81 vilayette her ili 42 kriterle risklendiriyoruz. Her 3 ayda bir bunları derecelendiriyoruz. Her ilçeyi 32 kriterle derecelendiriyoruz ve bunları tamamen sahadaki valilerimiz, kaymakamlarımız, emniyet müdürlerimiz, jandarmalarımız bu 32 kriterin ortaya koyduğu sonuçlarla devam ettirmeye çalışıyoruz.
Türkiye’de hem arzla mücadelede hem taleple mücadelede aynı zamanda rehabilitasyonda tarihinin en önemli dönemlerinden birini yaşamaktadır. Tüm uyuşturucu satanlar ve içenlerle bir anket yaparız, yakalandığı zaman. Bunları değerlendirerek, politikalar ortaya koyarız. En İyi Narkotik Polisi Anne diye projemiz var. 1 milyon anneye ulaştık. Yaygın bir eğitimle 5,5 milyon insana ulaştık. Yaklaşık bine yakın organize suç örgütü sadece uyuşturucuda çökertildi. Geçen yıl 75 milyon kök kenevir, bu yıl 101 milyon kök kenevir, önceki yıl 114 milyon kök kenevir yani narko terörle alakalı Türkiye önemli bir mücadele yapıyor.

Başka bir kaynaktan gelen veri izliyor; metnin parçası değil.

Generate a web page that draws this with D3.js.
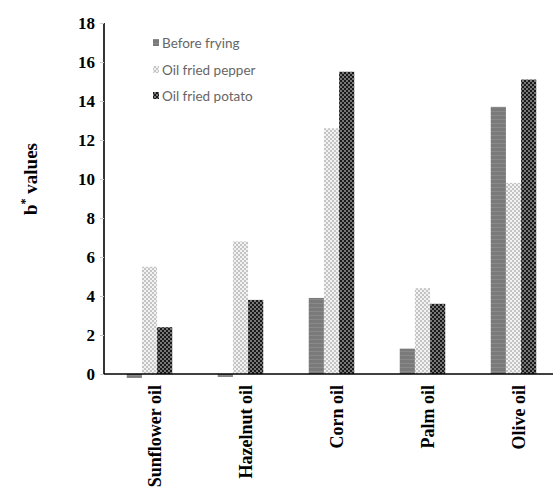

Bu ayıptır ya, bu mücadeleyi yapan evlatlarımıza ayıptır. 24 saat uyumayan narkotik polislerimize ayıptır. Sen PKK ile kol kola gir, MLKP’nin adamlarını belediyelere yerleştir, terörist diye bütün gazetecileri zan altında bırak. Allah’tan korkusu yok bunu anlıyoruz, kuldan utanması yok bunu da anlıyoruz. Hem suç duyurusunda bulunduk hem tazminat davası açacağız. Bu işin peşini bırakmayacağız.
Fetullah Gülen’le görüşmedim dediği görüşmenin yapıp yapmadığını, bunun tanıkları var. Nerede, ne zaman ve kiminle. Bir diş muayenesinde sen kimle bir araya geldin? Burada o tarihte; ki 15 Temmuz girişimi olmadığı anda sen acaba 15 Temmuz girişiminin mottosu olan cümleyi kullandın mı kullanmadın mı?
Büyükelçiler konusunda bir şey söyleyebilirler mi? Yarın öbür gün bunun ses kaydı çıkarsa, bir vatansever bunun ses kaydını mahkemeye gönderirse ne olur? Kılıçdaroğlu bir yalan ve suç makinesidir. Uyuşturucu ticareti suçu karşılıksız kalmayacaktır. Kendi başarısızlığını gölgelemek için yine, yeni, yeniden bir yalana ve iftiraya başvurdu. Peşini bırakmayacağız.”